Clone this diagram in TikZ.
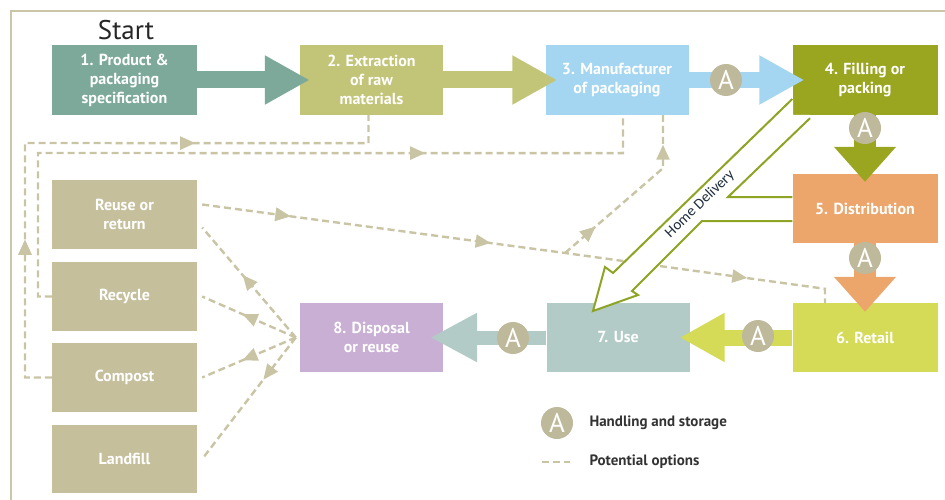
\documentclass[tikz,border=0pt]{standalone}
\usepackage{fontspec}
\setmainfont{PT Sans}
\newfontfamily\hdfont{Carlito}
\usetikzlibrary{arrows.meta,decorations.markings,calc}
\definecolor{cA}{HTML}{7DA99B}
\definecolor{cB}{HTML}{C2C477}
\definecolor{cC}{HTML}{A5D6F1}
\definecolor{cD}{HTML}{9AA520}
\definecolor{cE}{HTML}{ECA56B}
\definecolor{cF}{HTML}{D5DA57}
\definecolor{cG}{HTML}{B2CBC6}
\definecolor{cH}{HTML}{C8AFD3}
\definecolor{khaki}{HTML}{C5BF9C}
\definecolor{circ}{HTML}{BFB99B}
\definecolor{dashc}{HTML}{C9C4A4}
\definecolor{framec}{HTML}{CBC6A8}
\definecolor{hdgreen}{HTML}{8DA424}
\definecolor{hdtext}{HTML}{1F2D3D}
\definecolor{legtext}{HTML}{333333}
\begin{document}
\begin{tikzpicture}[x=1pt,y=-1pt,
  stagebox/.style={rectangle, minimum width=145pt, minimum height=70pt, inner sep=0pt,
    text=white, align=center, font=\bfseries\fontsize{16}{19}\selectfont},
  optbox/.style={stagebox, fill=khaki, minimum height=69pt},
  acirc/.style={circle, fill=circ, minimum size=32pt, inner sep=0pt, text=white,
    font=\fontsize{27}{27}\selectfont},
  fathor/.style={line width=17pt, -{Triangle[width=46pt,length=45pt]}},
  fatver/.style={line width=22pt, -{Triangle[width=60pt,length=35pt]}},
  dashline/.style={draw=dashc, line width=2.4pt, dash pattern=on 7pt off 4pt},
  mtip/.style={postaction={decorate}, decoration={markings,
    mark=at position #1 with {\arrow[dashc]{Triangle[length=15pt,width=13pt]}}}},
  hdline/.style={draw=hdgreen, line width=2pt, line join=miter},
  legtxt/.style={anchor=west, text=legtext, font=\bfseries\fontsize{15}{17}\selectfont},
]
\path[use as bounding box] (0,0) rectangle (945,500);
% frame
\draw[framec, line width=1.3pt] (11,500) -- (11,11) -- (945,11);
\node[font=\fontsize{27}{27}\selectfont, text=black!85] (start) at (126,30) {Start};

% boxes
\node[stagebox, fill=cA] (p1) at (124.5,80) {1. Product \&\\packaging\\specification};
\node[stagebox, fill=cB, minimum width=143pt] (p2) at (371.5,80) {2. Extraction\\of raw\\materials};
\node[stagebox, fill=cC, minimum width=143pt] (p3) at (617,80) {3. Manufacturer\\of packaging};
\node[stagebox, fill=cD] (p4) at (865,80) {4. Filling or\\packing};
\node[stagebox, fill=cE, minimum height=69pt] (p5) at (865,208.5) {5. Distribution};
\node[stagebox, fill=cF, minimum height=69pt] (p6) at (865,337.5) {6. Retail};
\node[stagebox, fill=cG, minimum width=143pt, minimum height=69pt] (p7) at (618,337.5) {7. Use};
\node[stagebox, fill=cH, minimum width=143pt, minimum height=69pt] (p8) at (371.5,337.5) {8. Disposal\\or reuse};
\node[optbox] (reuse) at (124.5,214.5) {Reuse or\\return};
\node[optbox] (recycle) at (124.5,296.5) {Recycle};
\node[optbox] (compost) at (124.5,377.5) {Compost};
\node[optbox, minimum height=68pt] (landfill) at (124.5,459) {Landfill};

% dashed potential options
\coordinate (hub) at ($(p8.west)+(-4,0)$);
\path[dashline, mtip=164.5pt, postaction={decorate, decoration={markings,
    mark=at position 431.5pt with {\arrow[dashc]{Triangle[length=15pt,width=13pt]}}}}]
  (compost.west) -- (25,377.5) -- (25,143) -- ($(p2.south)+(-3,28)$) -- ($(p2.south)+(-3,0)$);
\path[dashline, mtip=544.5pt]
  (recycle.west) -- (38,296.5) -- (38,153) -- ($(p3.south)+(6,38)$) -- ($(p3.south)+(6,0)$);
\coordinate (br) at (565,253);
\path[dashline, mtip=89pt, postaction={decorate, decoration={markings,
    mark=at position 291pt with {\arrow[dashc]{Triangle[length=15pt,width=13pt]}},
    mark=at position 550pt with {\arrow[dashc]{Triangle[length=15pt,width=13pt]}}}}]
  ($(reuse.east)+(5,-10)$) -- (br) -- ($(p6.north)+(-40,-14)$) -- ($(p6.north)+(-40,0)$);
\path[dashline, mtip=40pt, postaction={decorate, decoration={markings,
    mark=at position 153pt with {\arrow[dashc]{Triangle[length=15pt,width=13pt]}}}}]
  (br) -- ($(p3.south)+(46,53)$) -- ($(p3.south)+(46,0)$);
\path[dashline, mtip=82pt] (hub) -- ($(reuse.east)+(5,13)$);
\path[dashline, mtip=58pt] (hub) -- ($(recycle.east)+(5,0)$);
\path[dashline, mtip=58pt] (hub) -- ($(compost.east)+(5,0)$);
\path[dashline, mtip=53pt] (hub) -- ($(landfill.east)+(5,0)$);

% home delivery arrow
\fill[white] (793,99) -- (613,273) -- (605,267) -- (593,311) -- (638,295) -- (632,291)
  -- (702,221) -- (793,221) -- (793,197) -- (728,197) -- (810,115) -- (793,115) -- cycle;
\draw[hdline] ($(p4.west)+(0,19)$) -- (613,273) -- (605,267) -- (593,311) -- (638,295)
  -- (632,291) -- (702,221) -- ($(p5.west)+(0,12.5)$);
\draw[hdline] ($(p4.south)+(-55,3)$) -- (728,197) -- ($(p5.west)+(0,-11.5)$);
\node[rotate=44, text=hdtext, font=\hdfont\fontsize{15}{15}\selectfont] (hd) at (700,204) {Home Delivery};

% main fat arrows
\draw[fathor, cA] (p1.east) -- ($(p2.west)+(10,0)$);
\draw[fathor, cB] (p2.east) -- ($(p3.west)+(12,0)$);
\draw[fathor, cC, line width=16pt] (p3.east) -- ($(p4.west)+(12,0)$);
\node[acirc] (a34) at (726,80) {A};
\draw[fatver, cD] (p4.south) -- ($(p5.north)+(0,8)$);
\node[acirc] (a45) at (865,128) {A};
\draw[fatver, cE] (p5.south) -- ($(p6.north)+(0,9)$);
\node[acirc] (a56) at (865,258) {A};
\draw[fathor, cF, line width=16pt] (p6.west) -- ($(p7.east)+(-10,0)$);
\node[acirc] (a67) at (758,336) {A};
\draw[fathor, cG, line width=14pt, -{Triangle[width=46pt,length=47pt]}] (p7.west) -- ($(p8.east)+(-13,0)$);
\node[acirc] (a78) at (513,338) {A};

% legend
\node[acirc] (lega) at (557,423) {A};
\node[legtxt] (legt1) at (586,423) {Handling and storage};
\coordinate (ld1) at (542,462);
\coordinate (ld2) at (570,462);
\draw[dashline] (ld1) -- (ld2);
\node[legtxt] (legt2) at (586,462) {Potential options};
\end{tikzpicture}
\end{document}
...
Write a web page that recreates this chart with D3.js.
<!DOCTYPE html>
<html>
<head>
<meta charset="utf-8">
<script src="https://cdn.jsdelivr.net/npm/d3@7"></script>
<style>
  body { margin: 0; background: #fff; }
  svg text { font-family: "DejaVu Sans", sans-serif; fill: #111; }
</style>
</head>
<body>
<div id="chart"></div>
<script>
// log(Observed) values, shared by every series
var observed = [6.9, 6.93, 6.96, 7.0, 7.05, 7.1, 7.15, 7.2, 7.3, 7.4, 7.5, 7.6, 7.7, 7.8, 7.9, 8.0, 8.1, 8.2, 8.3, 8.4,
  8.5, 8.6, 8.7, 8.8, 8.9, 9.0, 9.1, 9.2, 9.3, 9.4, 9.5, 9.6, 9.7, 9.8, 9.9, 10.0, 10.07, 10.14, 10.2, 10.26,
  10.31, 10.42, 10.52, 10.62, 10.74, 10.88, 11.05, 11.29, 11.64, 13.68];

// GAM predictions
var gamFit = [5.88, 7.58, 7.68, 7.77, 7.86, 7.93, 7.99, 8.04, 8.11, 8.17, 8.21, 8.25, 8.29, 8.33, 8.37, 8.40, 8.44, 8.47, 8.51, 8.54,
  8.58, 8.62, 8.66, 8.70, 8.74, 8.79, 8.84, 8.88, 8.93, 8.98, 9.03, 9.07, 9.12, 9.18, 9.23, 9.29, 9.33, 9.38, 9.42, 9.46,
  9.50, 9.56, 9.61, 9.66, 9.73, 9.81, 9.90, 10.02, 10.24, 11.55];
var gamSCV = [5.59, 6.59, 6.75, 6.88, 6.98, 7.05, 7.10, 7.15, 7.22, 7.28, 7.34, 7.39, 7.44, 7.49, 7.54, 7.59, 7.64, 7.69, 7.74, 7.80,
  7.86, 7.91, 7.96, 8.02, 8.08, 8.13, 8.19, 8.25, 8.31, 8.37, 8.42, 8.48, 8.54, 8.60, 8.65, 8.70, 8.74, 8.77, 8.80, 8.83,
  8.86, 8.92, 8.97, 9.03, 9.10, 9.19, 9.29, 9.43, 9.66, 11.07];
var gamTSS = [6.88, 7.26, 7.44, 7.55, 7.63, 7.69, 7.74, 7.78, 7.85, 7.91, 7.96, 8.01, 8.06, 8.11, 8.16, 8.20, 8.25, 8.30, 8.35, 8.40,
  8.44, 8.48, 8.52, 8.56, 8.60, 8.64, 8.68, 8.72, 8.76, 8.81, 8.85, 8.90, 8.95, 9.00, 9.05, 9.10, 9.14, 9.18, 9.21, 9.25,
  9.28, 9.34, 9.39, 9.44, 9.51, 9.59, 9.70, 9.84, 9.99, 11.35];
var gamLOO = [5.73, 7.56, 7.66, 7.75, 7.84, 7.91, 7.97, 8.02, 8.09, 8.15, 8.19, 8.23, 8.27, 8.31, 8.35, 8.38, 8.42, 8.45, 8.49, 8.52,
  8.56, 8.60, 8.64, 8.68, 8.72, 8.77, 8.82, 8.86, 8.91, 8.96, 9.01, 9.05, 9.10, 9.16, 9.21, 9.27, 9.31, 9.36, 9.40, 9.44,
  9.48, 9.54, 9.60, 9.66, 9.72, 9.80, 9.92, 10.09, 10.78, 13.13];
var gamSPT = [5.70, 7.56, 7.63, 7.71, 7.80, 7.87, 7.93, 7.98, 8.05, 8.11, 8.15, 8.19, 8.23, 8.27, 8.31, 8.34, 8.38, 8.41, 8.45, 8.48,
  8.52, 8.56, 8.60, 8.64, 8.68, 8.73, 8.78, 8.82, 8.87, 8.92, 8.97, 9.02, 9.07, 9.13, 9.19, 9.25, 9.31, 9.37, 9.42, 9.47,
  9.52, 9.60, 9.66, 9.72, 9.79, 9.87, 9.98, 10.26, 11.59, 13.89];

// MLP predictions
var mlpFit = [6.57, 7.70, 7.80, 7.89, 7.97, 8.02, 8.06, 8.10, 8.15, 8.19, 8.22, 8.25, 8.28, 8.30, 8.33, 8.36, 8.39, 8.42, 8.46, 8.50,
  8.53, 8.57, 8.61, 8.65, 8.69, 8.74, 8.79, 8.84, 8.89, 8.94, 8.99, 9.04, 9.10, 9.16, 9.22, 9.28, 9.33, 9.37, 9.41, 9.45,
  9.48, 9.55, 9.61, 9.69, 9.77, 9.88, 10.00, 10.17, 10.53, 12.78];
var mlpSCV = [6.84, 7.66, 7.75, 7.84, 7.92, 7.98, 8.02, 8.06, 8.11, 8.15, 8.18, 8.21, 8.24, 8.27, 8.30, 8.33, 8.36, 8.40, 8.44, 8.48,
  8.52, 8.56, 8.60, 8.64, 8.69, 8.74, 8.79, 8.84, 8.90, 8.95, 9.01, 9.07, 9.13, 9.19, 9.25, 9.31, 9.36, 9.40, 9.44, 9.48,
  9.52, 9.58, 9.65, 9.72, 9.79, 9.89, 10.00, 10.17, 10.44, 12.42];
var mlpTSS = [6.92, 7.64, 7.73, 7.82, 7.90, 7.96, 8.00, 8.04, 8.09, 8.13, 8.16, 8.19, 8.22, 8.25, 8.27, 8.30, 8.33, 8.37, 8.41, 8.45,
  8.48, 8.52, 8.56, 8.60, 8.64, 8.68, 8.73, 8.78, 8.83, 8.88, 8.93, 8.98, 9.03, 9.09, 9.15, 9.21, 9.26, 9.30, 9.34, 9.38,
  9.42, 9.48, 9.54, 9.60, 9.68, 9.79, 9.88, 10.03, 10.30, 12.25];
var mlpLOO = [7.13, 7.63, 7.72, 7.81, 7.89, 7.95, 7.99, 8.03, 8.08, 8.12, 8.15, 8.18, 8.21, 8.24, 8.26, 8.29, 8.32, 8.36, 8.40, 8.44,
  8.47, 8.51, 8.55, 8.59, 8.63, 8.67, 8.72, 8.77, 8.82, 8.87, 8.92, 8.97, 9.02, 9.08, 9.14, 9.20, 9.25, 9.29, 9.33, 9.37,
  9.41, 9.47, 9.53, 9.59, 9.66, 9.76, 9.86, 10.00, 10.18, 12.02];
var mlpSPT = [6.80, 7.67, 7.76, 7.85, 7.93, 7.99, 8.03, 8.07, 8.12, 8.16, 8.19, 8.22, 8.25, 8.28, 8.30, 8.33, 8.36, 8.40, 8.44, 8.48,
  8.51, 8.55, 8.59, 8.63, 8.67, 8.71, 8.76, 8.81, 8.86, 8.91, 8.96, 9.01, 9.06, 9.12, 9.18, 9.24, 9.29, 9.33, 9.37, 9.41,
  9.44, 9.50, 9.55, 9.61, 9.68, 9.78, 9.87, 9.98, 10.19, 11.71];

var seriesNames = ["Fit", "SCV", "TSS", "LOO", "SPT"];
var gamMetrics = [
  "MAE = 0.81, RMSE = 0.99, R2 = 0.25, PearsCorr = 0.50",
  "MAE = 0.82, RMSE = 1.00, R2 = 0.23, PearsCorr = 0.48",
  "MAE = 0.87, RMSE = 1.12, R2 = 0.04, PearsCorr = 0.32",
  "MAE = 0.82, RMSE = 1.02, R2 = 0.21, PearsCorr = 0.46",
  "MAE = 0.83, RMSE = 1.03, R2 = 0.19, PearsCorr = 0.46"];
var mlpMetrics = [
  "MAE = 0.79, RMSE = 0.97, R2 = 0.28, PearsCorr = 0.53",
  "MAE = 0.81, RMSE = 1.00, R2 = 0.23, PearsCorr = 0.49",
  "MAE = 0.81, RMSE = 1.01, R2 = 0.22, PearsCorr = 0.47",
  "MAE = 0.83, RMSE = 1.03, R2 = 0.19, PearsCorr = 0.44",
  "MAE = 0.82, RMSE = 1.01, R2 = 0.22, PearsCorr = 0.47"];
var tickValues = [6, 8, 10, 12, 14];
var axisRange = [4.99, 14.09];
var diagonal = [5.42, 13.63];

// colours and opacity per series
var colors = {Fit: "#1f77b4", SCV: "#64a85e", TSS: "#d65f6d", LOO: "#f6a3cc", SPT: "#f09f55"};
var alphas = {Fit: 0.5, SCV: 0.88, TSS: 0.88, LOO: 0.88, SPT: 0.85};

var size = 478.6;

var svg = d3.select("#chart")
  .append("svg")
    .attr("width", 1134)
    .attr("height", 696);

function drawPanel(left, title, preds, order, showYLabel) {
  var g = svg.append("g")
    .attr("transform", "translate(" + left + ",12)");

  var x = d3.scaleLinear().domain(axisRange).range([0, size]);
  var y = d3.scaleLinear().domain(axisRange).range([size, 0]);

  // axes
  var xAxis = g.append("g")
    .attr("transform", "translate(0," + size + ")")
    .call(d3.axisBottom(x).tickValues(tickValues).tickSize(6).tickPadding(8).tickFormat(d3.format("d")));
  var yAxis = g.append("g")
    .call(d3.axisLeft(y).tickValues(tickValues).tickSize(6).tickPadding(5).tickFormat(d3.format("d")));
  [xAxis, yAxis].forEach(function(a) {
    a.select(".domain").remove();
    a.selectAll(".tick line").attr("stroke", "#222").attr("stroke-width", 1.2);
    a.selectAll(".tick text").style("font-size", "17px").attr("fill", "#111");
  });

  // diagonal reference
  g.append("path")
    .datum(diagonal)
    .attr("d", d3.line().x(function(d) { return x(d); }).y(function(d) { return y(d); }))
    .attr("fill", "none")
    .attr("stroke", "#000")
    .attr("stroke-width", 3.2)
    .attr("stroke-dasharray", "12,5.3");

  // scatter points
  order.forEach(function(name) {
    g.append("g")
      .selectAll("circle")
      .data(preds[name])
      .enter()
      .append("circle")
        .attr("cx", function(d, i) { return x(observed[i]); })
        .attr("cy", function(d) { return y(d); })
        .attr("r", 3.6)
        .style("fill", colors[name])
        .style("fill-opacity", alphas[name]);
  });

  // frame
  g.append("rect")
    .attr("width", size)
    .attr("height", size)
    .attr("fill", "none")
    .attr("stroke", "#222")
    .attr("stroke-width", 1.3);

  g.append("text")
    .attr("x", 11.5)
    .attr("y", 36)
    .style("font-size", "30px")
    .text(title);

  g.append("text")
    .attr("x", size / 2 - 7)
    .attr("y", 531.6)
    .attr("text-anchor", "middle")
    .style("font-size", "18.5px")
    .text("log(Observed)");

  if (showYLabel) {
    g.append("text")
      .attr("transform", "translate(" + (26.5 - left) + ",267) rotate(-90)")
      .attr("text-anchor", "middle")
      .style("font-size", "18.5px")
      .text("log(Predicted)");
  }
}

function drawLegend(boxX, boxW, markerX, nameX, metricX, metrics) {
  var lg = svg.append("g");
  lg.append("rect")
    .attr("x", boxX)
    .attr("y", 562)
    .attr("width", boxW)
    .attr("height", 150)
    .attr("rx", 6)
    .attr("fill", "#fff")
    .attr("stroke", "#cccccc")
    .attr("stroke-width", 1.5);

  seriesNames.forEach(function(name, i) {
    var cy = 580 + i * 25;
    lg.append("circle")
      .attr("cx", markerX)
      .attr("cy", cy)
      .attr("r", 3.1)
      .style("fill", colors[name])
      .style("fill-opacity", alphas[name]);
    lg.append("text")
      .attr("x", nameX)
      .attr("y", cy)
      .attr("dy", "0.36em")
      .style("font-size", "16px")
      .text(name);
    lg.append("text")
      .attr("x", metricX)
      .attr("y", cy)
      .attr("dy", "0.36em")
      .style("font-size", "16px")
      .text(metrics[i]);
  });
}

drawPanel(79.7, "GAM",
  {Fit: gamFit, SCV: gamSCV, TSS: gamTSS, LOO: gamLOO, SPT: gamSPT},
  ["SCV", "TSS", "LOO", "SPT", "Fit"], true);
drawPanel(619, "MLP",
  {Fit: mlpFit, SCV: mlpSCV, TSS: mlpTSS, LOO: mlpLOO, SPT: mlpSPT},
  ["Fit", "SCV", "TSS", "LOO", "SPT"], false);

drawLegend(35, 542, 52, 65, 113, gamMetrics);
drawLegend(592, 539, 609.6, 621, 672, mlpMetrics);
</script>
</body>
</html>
--
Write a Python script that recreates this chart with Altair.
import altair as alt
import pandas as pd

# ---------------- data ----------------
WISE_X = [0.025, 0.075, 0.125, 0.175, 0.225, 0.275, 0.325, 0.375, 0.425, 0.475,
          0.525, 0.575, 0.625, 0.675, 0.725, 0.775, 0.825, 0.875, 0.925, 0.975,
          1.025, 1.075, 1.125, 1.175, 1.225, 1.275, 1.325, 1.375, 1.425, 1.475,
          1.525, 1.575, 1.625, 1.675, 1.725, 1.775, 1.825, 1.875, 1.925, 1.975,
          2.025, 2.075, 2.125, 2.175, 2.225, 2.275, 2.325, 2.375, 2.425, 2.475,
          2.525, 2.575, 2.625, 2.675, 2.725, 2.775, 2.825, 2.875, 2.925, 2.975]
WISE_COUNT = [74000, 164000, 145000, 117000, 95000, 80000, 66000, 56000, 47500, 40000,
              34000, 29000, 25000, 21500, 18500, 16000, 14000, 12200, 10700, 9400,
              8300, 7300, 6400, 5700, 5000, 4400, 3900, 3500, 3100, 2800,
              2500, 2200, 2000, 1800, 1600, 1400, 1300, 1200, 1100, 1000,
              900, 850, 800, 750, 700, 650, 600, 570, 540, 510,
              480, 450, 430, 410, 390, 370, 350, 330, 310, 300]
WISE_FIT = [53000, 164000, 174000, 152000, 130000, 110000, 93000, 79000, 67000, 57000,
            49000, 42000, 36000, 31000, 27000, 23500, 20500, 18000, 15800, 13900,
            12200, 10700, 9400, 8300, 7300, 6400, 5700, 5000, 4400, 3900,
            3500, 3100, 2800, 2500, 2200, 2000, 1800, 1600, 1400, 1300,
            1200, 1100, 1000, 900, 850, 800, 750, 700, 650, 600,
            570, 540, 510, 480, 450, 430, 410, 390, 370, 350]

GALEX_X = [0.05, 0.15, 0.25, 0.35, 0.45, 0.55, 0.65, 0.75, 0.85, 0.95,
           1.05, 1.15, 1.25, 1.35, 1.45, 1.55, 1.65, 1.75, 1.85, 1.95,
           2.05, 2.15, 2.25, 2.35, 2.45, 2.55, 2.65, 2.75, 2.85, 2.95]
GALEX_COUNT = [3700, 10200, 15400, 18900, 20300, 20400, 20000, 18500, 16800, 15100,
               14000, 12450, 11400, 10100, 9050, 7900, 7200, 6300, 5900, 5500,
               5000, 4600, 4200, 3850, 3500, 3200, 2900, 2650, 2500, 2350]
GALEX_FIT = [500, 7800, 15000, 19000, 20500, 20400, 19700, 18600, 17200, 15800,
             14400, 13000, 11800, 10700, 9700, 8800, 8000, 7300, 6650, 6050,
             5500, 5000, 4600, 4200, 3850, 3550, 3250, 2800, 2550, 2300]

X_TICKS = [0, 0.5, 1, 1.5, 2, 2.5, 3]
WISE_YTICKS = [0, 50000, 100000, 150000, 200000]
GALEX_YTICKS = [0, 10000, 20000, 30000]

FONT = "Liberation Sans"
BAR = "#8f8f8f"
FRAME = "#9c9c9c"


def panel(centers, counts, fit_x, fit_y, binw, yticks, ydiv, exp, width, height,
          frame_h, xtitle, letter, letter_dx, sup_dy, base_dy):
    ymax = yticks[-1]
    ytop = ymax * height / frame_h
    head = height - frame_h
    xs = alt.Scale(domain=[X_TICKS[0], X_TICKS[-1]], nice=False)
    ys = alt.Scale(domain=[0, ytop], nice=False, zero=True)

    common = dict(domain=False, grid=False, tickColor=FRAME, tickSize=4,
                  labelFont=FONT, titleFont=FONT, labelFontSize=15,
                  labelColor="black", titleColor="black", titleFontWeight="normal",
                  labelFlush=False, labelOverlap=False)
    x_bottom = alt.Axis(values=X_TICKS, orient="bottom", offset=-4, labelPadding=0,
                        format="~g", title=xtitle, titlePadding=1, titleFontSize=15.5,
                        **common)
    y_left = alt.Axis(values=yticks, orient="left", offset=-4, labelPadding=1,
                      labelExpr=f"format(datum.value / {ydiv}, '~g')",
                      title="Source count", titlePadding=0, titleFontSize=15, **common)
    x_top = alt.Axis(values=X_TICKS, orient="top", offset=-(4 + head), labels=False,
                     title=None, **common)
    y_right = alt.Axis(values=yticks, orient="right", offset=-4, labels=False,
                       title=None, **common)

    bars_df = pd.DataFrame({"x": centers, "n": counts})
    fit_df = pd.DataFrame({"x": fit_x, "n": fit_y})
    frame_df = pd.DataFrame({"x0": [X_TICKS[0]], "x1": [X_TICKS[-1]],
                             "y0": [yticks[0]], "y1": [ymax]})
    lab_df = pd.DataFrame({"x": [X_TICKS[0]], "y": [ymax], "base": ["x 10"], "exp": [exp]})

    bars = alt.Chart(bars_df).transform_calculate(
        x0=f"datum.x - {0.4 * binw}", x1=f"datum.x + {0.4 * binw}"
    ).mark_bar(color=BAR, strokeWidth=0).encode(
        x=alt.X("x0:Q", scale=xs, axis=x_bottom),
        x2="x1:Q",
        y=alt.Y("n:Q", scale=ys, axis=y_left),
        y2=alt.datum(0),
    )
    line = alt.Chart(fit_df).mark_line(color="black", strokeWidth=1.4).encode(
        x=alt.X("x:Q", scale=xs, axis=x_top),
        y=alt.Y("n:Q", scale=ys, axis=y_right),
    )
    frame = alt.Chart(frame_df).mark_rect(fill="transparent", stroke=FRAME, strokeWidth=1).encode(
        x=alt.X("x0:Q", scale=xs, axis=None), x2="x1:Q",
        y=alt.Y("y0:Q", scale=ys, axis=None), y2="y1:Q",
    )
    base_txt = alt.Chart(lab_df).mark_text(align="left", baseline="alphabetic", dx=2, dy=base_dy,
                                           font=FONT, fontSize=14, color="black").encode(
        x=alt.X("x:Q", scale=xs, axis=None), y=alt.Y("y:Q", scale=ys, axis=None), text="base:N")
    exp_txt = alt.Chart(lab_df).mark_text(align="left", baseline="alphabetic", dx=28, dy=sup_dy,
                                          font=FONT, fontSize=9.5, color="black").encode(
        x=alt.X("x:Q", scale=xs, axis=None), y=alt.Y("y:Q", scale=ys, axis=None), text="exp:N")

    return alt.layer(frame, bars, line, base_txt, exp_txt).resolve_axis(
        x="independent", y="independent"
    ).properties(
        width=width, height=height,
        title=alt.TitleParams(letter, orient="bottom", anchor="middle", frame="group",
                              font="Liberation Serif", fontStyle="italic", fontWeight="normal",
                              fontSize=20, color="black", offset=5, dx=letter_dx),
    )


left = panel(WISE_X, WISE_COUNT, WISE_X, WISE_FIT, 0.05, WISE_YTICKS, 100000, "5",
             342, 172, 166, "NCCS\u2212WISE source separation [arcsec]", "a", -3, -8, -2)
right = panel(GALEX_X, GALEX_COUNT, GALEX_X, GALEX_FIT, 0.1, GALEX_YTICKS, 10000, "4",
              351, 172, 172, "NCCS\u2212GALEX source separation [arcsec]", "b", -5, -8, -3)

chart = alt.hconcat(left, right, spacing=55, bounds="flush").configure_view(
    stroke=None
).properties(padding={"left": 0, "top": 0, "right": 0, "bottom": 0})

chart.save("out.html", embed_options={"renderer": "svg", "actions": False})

◆ **Direction**
Every line from the one containing "Write a Python" through the one containing "import pandas as pd" is to be given again exactly, both ends included, and no line outside that range.

◆ **Finished task**
Write a Python script that recreates this chart with Altair.
import altair as alt
import pandas as pd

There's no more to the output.